## Exercise aim
Scan the lines below; pull out those with "this".

## Available records
** START **

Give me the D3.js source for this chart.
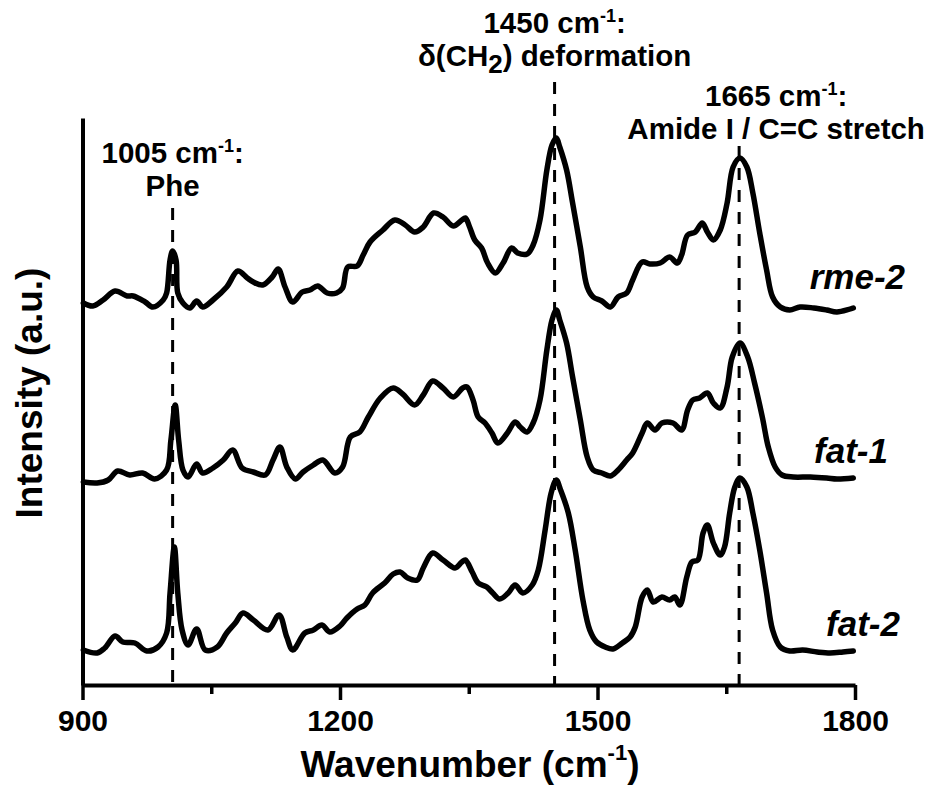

** END **
** START **

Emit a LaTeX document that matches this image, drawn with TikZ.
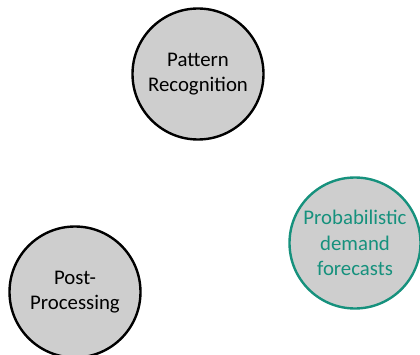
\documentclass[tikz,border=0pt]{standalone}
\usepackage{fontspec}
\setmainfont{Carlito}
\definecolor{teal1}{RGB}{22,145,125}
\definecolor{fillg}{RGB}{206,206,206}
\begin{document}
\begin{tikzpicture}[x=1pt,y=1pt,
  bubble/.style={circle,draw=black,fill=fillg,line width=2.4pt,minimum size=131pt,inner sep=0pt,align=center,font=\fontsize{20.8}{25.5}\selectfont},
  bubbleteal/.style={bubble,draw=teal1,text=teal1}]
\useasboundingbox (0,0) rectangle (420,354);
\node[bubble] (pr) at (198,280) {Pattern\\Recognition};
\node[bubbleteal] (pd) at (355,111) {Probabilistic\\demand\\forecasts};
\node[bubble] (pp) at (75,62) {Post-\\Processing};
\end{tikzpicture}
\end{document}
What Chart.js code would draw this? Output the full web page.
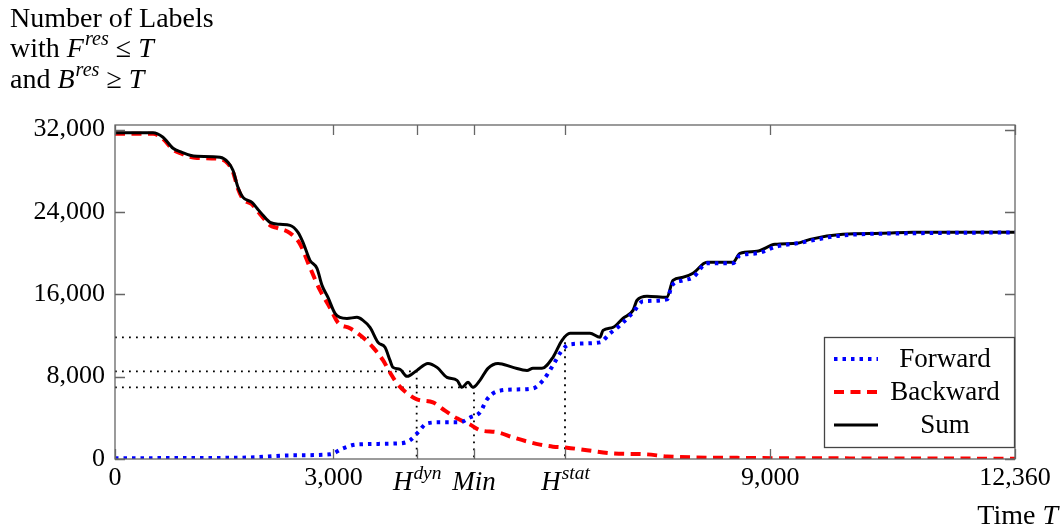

** END **

## Task solution
Give me the D3.js source for this chart.
Emit a LaTeX document that matches this image, drawn with TikZ.
What Chart.js code would draw this? Output the full web page.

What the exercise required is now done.